Amid all the hot PMI readings from around the globe, a cool new OPEC deal (covering just 40% of the oil market), and the Nikkei ripping higher, China's financial system is under considerable stress
. . . and its spreading.
"Short-term China repo rates have exploded to 20-month highs, Hong Kong Dollar money-market rates have jumped to the highest since May 2009, and Yen basis swaps are showing the most extreme demand for dollars since Lehman." (courtesy of Zero Hedge)
In just one day, Chinese banks went from paying 2.5% to ensure 2-week liquidity to 6%. A 140% jump. Consequently, CNY is under pressure too, and could spark another devaluation soon.
For context, here's what yen swaps look like, showing the highest demand for USD liquidity since 2008:
|Source: Zero Hedge|
UBS notes "significant spikes in our sentiment work and a big decline in the put/call ratio as well as in the market volatility, as the basis for a relatively high SKEW/VIX ratio, which has been moving into a contrarian sell territory" as examples of clear, one-sided excessive bullishness.
AAII bulls are back above 50% while the number of neutral/undecided investors has deteriorated to the lowest level since September 2014.

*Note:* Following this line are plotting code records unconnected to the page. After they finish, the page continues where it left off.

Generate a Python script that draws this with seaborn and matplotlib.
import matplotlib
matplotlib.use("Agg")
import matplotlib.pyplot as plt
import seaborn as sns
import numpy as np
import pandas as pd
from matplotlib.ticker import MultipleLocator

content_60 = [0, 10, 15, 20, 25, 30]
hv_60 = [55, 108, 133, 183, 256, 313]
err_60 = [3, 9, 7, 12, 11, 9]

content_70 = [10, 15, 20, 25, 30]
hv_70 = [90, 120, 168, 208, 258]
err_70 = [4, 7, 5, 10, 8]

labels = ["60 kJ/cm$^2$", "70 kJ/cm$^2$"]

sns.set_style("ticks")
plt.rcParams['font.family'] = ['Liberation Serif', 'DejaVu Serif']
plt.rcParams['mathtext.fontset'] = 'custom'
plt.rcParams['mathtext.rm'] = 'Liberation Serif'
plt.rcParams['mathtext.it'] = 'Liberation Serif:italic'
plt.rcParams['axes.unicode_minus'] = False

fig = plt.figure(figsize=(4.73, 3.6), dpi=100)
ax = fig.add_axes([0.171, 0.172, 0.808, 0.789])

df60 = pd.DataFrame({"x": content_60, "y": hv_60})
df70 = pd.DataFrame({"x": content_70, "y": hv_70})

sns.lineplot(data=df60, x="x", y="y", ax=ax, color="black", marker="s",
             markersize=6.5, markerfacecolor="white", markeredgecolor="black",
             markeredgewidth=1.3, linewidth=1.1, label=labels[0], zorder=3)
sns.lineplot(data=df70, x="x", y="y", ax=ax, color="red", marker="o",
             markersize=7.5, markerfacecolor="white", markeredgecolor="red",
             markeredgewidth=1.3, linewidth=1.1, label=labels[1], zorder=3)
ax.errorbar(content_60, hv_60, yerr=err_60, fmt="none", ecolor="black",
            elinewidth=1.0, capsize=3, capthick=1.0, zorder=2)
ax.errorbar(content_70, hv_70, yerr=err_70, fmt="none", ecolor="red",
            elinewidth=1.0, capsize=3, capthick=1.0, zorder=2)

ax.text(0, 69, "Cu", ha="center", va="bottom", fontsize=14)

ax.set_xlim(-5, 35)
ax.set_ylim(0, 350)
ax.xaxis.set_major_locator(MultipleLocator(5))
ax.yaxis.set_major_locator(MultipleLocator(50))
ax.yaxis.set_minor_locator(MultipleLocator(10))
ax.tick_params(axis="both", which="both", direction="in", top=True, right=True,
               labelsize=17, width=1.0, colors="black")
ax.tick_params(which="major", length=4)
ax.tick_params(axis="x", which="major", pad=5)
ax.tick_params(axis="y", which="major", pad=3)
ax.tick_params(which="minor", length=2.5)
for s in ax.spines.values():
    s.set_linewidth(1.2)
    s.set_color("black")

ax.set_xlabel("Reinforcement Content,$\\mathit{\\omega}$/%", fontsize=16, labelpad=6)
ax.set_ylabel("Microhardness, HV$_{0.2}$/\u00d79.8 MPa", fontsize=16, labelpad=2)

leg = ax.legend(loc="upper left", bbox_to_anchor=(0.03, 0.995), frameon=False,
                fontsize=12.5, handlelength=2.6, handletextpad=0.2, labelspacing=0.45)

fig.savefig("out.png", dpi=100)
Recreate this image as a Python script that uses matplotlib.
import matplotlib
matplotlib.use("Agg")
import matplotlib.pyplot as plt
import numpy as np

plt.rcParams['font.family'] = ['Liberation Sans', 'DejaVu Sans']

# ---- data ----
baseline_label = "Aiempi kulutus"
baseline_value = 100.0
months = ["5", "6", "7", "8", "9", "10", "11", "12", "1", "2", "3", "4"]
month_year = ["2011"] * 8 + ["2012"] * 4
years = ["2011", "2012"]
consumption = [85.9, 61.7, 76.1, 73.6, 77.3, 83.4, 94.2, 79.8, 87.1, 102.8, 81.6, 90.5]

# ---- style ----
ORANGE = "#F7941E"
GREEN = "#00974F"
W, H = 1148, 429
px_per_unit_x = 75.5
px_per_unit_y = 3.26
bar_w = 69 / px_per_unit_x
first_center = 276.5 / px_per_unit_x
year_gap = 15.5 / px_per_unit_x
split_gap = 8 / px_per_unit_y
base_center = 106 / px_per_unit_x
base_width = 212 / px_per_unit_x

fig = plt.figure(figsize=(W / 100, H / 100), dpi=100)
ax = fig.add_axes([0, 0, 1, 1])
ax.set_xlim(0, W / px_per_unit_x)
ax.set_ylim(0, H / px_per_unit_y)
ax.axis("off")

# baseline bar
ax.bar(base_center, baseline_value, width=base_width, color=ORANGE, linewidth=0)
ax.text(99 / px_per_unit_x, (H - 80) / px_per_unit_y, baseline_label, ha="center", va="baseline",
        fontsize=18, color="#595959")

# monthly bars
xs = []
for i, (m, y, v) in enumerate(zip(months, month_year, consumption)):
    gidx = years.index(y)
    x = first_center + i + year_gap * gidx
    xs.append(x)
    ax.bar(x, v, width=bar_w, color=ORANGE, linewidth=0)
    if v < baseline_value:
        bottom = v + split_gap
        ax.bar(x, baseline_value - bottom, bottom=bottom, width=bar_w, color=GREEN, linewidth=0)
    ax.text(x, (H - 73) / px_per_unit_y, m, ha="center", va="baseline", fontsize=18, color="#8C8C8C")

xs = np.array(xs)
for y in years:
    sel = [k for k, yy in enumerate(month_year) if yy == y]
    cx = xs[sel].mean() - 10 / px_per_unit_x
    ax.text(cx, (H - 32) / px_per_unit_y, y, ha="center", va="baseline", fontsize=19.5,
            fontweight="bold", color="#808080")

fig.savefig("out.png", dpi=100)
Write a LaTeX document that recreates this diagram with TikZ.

"Translated, it means that retail investors have a very high conviction, which makes the high bullish consensus to a pure contrarian indicator," UBS wrote.
Risk On -- if you're just looking at USD weakness helping EUR and commodity currencies. But JPY and CHF strength is a warning.
Price continue to like the color red.
WTI crude back above 50 on high volume. NG fresh rally highs.
For all the talk about inflation, metals don't reflect it. Red.
Yesterday volume exploded as price hit record highs and closed on its lows. In Wyckoff terms, that sets up a retest of the high at some point, but there is no time involved.
If the recent 2198.15 swing point is taken out (price closed at 2198.81), the next volume shelf is 2182. That coincides with a shallow Fib retracement at 2183.35.
Not seeing any detrimental impulsive wave structure in the decline, but sentiment has been pretty giddy and might need to be brought back in line.